**What you need to do:**
Count the lines containing "script" in the entries underneath, and state that count without anything else.

**Collected data entries:**
• • • •
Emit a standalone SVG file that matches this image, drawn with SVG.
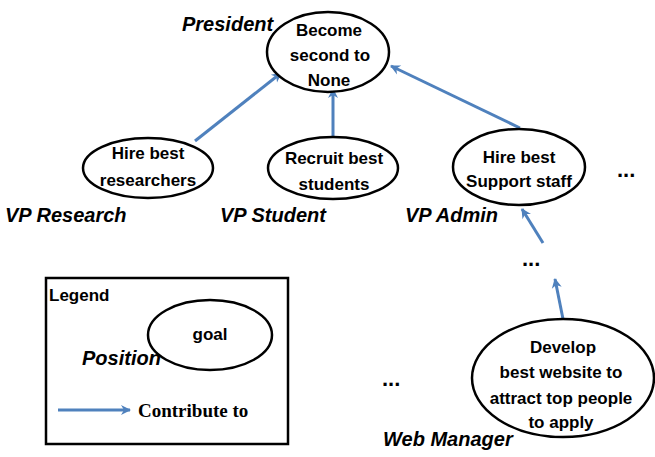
<svg xmlns="http://www.w3.org/2000/svg" width="655" height="457" viewBox="0 0 655 457">
  <defs>
    <marker id="head" viewBox="0 0 12 12" refX="10" refY="6" markerWidth="12" markerHeight="12" markerUnits="userSpaceOnUse" orient="auto">
      <path d="M1,1 L11,6 L1,11 L4,6 Z" fill="#4f81bd"/>
    </marker>
  </defs>
  <style>
    .goal { fill: #ffffff; stroke: #000000; stroke-width: 2.5; }
    .gt { font-family: "Liberation Sans", Arial, sans-serif; font-weight: bold; font-size: 17px; text-anchor: middle; fill: #000; }
    .pos { font-family: "Liberation Sans", Arial, sans-serif; font-style: italic; font-weight: bold; font-size: 20px; fill: #000; }
    .dots { font-family: "Liberation Sans", Arial, sans-serif; font-weight: bold; font-size: 22px; fill: #000; }
    .link { stroke: #4f81bd; stroke-width: 3; fill: none; marker-end: url(#head); }
  </style>
  <rect width="655" height="457" fill="#ffffff"/>

  <!-- contribution links -->
  <g id="connectors">
    <line class="link" x1="195" y1="141" x2="281" y2="73"/>
    <line class="link" x1="333" y1="137" x2="333" y2="89"/>
    <line class="link" x1="520" y1="128" x2="391" y2="66"/>
    <line class="link" x1="543" y1="243" x2="522" y2="209"/>
    <line class="link" x1="563" y1="319" x2="555" y2="279"/>
  </g>

  <g id="president">
    <ellipse class="goal" cx="328" cy="52" rx="61" ry="40"/>
    <text class="gt" x="329" y="36">Become</text>
    <text class="gt" x="330" y="61">second to</text>
    <text class="gt" x="329" y="86">None</text>
    <text class="pos" x="182" y="31">President</text>
  </g>

  <g id="vp-research">
    <ellipse class="goal" cx="148" cy="168" rx="65" ry="30"/>
    <text class="gt" x="148" y="159">Hire best</text>
    <text class="gt" x="148" y="186">researchers</text>
    <text class="pos" x="5" y="222">VP Research</text>
  </g>

  <g id="vp-student">
    <ellipse class="goal" cx="333" cy="168" rx="65" ry="31"/>
    <text class="gt" x="334" y="164">Recruit best</text>
    <text class="gt" x="334" y="190">students</text>
    <text class="pos" x="220" y="222">VP Student</text>
  </g>

  <g id="vp-admin">
    <ellipse class="goal" cx="519" cy="167" rx="66" ry="38"/>
    <text class="gt" x="519" y="163">Hire best</text>
    <text class="gt" x="519" y="187">Support staff</text>
    <text class="pos" x="405" y="222">VP Admin</text>
  </g>

  <g id="more-vps">
    <text class="dots" x="617" y="177">...</text>
  </g>

  <g id="intermediate">
    <text class="dots" x="522" y="266">...</text>
  </g>

  <g id="web-manager">
    <ellipse class="goal" cx="563" cy="378" rx="91" ry="59"/>
    <text class="gt" x="563" y="353">Develop</text>
    <text class="gt" x="561" y="378">best website to</text>
    <text class="gt" x="561" y="404">attract top people</text>
    <text class="gt" x="561" y="428">to apply</text>
    <text class="pos" x="383" y="446" font-size="22">Web Manager</text>
  </g>

  <g id="other-roles">
    <text class="dots" x="382" y="386">...</text>
  </g>

  <g id="legend">
    <rect x="46" y="278" width="242" height="166" fill="none" stroke="#000" stroke-width="2.5"/>
    <text x="49" y="301" font-family="Liberation Sans, Arial, sans-serif" font-weight="bold" font-size="17" fill="#000">Legend</text>
    <ellipse class="goal" cx="210" cy="335" rx="62" ry="35"/>
    <text class="gt" x="210" y="340">goal</text>
    <text class="pos" x="82" y="365" font-size="19">Position</text>
    <line class="link" x1="58" y1="410" x2="130" y2="410"/>
    <text x="138" y="417" font-family="Liberation Serif, Times New Roman, serif" font-weight="bold" font-size="19" fill="#000">Contribute to</text>
  </g>
</svg>
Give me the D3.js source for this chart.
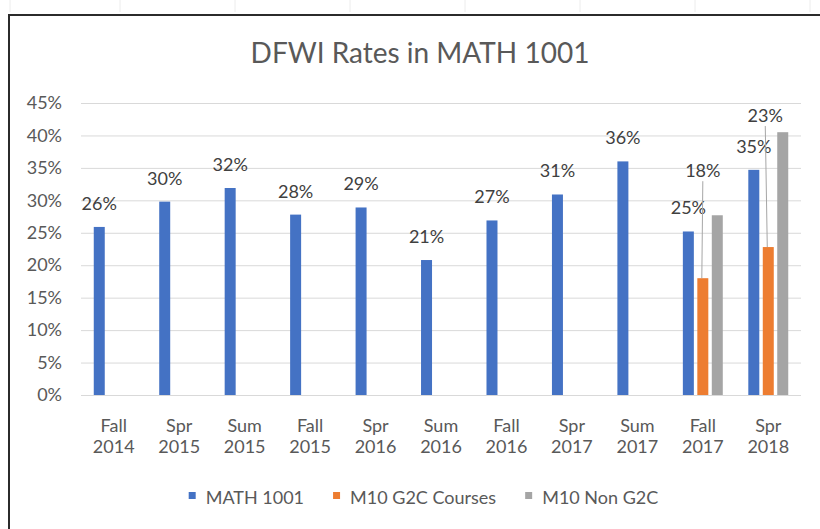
<!DOCTYPE html>
<html>
<head>
<meta charset="utf-8">
<script src="https://cdn.jsdelivr.net/npm/d3@7"></script>
<style>
  body { margin: 0; background: #fff; }
  text { font-family: Lato, "Open Sans", sans-serif; }
</style>
</head>
<body>
<script>
// Chart data
var categories = ["Fall 2014", "Spr 2015", "Sum 2015", "Fall 2015", "Spr 2016", "Sum 2016",
                  "Fall 2016", "Spr 2017", "Sum 2017", "Fall 2017", "Spr 2018"];
var seriesNames = ["MATH 1001", "M10 G2C Courses", "M10 Non G2C"];
var math1001 = [25.9, 29.8, 31.9, 27.8, 28.9, 20.8, 26.9, 30.9, 36.0, 25.2, 34.7];
var g2c      = [null, null, null, null, null, null, null, null, null, 18.0, 22.8];
var nonG2c   = [null, null, null, null, null, null, null, null, null, 27.7, 40.5];
var yTicks = [0, 5, 10, 15, 20, 25, 30, 35, 40, 45];

var colors = ["#4472C4", "#ED7D31", "#A5A5A5"];
var allSeries = [math1001, g2c, nonG2c];

var w = 820, h = 529;
var fs = "18px";

var svg = d3.select("body").append("svg")
    .attr("width", w)
    .attr("height", h);

// faint spreadsheet column marks above the chart frame
svg.selectAll(".colmark")
    .data([10, 120, 235, 350, 465, 580, 695, 810])
    .enter().append("line")
    .attr("x1", function(d){ return d; }).attr("x2", function(d){ return d; })
    .attr("y1", 0).attr("y2", 12)
    .style("stroke", "#ececec");

// chart frame (continues past the right and bottom edges)
svg.append("rect")
    .attr("x", 9).attr("y", 15)
    .attr("width", 840).attr("height", 540)
    .style("fill", "#fff")
    .style("stroke", "#2b2b2b")
    .style("stroke-width", 2);

// scales
var x0 = d3.scaleBand()
    .domain(categories)
    .range([81, 801])
    .paddingInner(0.39)
    .paddingOuter(0.195);

var x1 = d3.scaleBand()
    .domain([0, 1, 2])
    .range([0, x0.bandwidth()])
    .paddingInner(0.24);

var y = d3.scaleLinear()
    .domain([0, 45])
    .range([395, 103]);

// y axis with gridlines
var yAxis = svg.append("g")
    .attr("transform", "translate(81,0)")
    .call(d3.axisLeft(y)
        .tickValues(yTicks)
        .tickSize(-720)
        .tickPadding(19)
        .tickFormat(function(d){ return d + "%"; }));
yAxis.select(".domain").remove();
yAxis.selectAll("line").style("stroke", "#d9d9d9");
yAxis.selectAll("text")
    .style("fill", "#595959")
    .style("font-size", fs);

// x axis (two-line labels)
var xAxis = svg.append("g")
    .attr("transform", "translate(0,395)")
    .call(d3.axisBottom(x0).tickSize(0));
xAxis.select(".domain").remove();
xAxis.selectAll("text")
    .style("fill", "#595959")
    .style("font-size", fs)
    .attr("y", 37)
    .attr("dy", 0)
    .each(function(d){
        var t = d3.select(this);
        var parts = d.split(" ");
        t.text(null);
        parts.forEach(function(p, i){
            t.append("tspan")
                .attr("x", 0)
                .attr("dy", i ? 21 : 0)
                .text(p);
        });
    });

// bars
allSeries.forEach(function(vals, s){
    svg.selectAll(".bar" + s)
        .data(vals.map(function(v, i){ return { cat: categories[i], v: v }; })
                  .filter(function(d){ return d.v !== null; }))
        .enter().append("rect")
        .attr("class", "bar" + s)
        .attr("x", function(d){ return x0(d.cat) + x1(s); })
        .attr("width", x1.bandwidth())
        .attr("y", function(d){ return y(d.v); })
        .attr("height", function(d){ return y(0) - y(d.v); })
        .style("fill", colors[s]);
});

function barCenter(cat, s){ return x0(cat) + x1(s) + x1.bandwidth() / 2; }

// data labels for MATH 1001
svg.selectAll(".lab0")
    .data(math1001.map(function(v, i){ return { cat: categories[i], v: v }; }))
    .enter().append("text")
    .attr("class", "lab0")
    .attr("text-anchor", "middle")
    .attr("x", function(d){ return barCenter(d.cat, 0); })
    .attr("y", function(d){ return y(d.v) - 23.5; })
    .attr("dy", "0.36em")
    .style("font-size", fs)
    .style("fill", "#404040")
    .text(function(d){ return Math.round(d.v) + "%"; });

// data labels for G2C, moved up with leader lines
var g2cLift = [0, 0, 0, 0, 0, 0, 0, 0, 0, 108, 132];
var g2cShift = [0, 0, 0, 0, 0, 0, 0, 0, 0, 0, -3];
var g2cData = g2c.map(function(v, i){ return { cat: categories[i], v: v, lift: g2cLift[i], shift: g2cShift[i] }; })
    .filter(function(d){ return d.v !== null; });

svg.selectAll(".leader")
    .data(g2cData)
    .enter().append("line")
    .attr("x1", function(d){ return barCenter(d.cat, 1) + d.shift; })
    .attr("y1", function(d){ return y(d.v) - d.lift + 11; })
    .attr("x2", function(d){ return barCenter(d.cat, 1) - 1; })
    .attr("y2", function(d){ return y(d.v); })
    .style("stroke", "#a6a6a6")
    .style("stroke-width", 1);

svg.selectAll(".lab1")
    .data(g2cData)
    .enter().append("text")
    .attr("class", "lab1")
    .attr("text-anchor", "middle")
    .attr("x", function(d){ return barCenter(d.cat, 1) + d.shift; })
    .attr("y", function(d){ return y(d.v) - d.lift; })
    .attr("dy", "0.36em")
    .style("font-size", fs)
    .style("fill", "#404040")
    .text(function(d){ return Math.round(d.v) + "%"; });

// title
svg.append("text")
    .attr("x", 420)
    .attr("y", 63)
    .attr("text-anchor", "middle")
    .style("font-size", "28px")
    .style("fill", "#595959")
    .text("DFWI Rates in MATH 1001");

// legend, centred as a row
var legend = svg.append("g");
var lx = 0;
seriesNames.forEach(function(name, i){
    var g = legend.append("g").attr("transform", "translate(" + lx + ",0)");
    g.append("rect")
        .attr("x", 0).attr("y", 492)
        .attr("width", 7).attr("height", 7)
        .style("fill", colors[i]);
    var t = g.append("text")
        .attr("x", 17)
        .attr("y", 504)
        .style("font-size", fs)
        .style("fill", "#595959")
        .text(name);
    lx += 17 + t.node().getComputedTextLength() + 29;
});
var legendWidth = lx - 29;
legend.attr("transform", "translate(" + (423.5 - legendWidth / 2) + ",0)");
</script>
</body>
</html>
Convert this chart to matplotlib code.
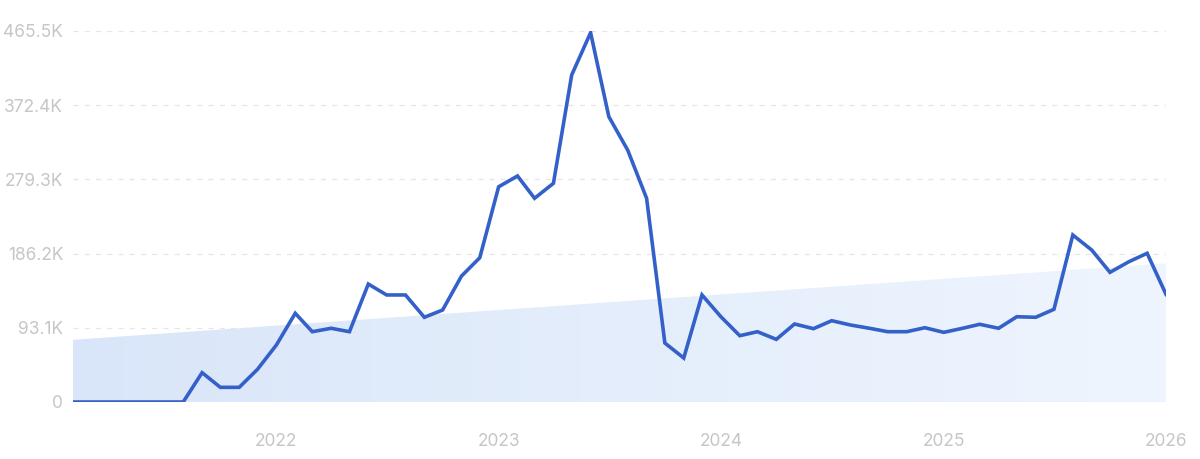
import numpy as np
import pandas as pd
import matplotlib
matplotlib.use("Agg")
from matplotlib import pyplot as plt
from matplotlib.colors import LinearSegmentedColormap
from matplotlib.patches import Polygon
import matplotlib.dates as mdates

# monthly values, Feb 2021 .. Jan 2026
months = pd.date_range("2021-02-01", "2026-01-01", freq="MS")
values = [
    0, 0, 0, 0, 0, 0, 0, 36800, 18400, 18400, 41000,
    71500, 111300, 88200, 92500, 88200, 148000, 134300, 134300, 106300, 115400, 158000, 181000, 270000,
    283600, 255600, 274400, 410300, 463400, 358000, 316000, 255600, 74000, 55200, 134300, 107000,
    83200, 88200, 78600, 97900, 92000, 102000, 96600, 92500, 88200, 88200, 93200, 87400,
    92500, 97500, 92500, 107000, 106300, 116300, 209500, 190700, 162700, 176000, 186600, 135100,
]
# linear trend shown as shaded area (start, end)
trend = [78000, 174000]

yticks = [0, 93100, 186200, 279300, 372400, 465500]
ytick_labels = ["0", "93.1K", "186.2K", "279.3K", "372.4K", "465.5K"]
year_ticks = pd.to_datetime(["2022-01-01", "2023-01-01", "2024-01-01", "2025-01-01", "2026-01-01"])

plt.rcParams['font.family'] = ['Inter', 'DejaVu Sans']

fig = plt.figure(figsize=(12, 4.59), dpi=100)
ax = fig.add_axes([73 / 1200, 57 / 459, (1166 - 73) / 1200, (402 - 31) / 459])

x = mdates.date2num(months)
x0, x1 = x[0], x[-1]

# gradient trend fill
cmap = LinearSegmentedColormap.from_list("fill", ["#d9e6f9", "#eff5fe"])
grad = np.linspace(0, 1, 256).reshape(1, -1)
im = ax.imshow(grad, cmap=cmap, aspect="auto", extent=[x0, x1, 0, trend[1]],
               origin="lower", zorder=1)
poly = Polygon([(x0, 0), (x0, trend[0]), (x1, trend[1]), (x1, 0)],
               closed=True, facecolor="none", edgecolor="none")
ax.add_patch(poly)
im.set_clip_path(poly)

for yt in yticks[1:]:
    ax.axhline(yt, color="#e6e6e6", lw=0.9, ls=(0, (4, 5)), zorder=0)
ax.axhline(0, color="#e6ecf5", lw=1, zorder=2)

ax.plot(x, values, color="#3461c9", lw=2.6, solid_joinstyle="miter", zorder=3)

ax.set_xlim(x0, x1)
ax.set_ylim(0, 465500)
ax.set_yticks(yticks)
ax.set_yticklabels(ytick_labels)
ax.set_xticks(mdates.date2num(year_ticks))
ax.set_xticklabels([str(d.year) for d in year_ticks])
ax.tick_params(axis="both", length=0, labelsize=12.5, labelcolor="#c6c6c6")
ax.tick_params(axis="y", pad=7)
ax.tick_params(axis="x", pad=22)
for s in ax.spines.values():
    s.set_visible(False)

fig.savefig("out.png", dpi=100)
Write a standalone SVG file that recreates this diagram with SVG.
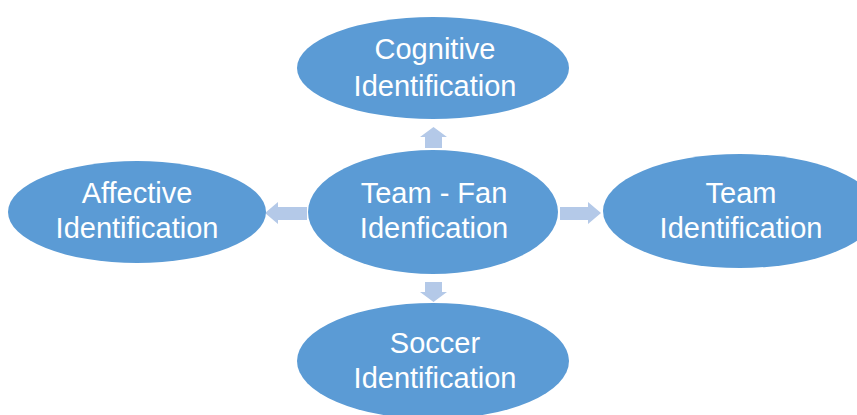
<svg xmlns="http://www.w3.org/2000/svg" width="857" height="415" viewBox="0 0 857 415">
<style>
.node ellipse{fill:#5b9bd5;}
.node text{fill:#ffffff;font-family:"Liberation Sans",Arial,sans-serif;font-size:29px;text-anchor:middle;}
.arrow{fill:#b4c9e8;}
</style>
<rect width="857" height="415" fill="#ffffff"/>
<g id="connectors">
<polygon class="arrow" points="425,148 425,137 420,137 433.5,127 447,137 442,137 442,148"/>
<polygon class="arrow" points="307,207 278,207 278,202 265,213 278,224 278,220 307,220"/>
<polygon class="arrow" points="560,207 588,207 588,202 601,213 588,224 588,220 560,220"/>
<polygon class="arrow" points="425,282 425,292 420,292 433.5,302 447,292 442,292 442,282"/>
</g>
<g id="node-cognitive" class="node">
<ellipse cx="433" cy="68" rx="136" ry="51"/>
<text x="435" y="59">Cognitive</text>
<text x="435" y="96">Identification</text>
</g>
<g id="node-center" class="node">
<ellipse cx="433" cy="212" rx="125" ry="62"/>
<text x="434" y="203">Team - Fan</text>
<text x="434" y="238">Idenfication</text>
</g>
<g id="node-affective" class="node">
<ellipse cx="137" cy="212" rx="129" ry="51"/>
<text x="137" y="203">Affective</text>
<text x="137" y="238">Identification</text>
</g>
<g id="node-team" class="node">
<ellipse cx="740" cy="211" rx="137" ry="57"/>
<text x="741" y="203">Team</text>
<text x="741" y="238">Identification</text>
</g>
<g id="node-soccer" class="node">
<ellipse cx="433" cy="361" rx="136" ry="58"/>
<text x="435" y="353">Soccer</text>
<text x="435" y="388">Identification</text>
</g>
</svg>
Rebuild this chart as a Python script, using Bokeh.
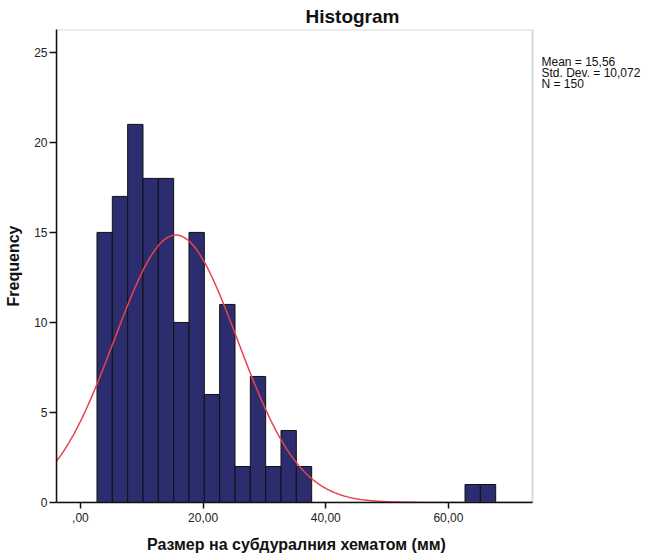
• • • •
**Complete answer:**
4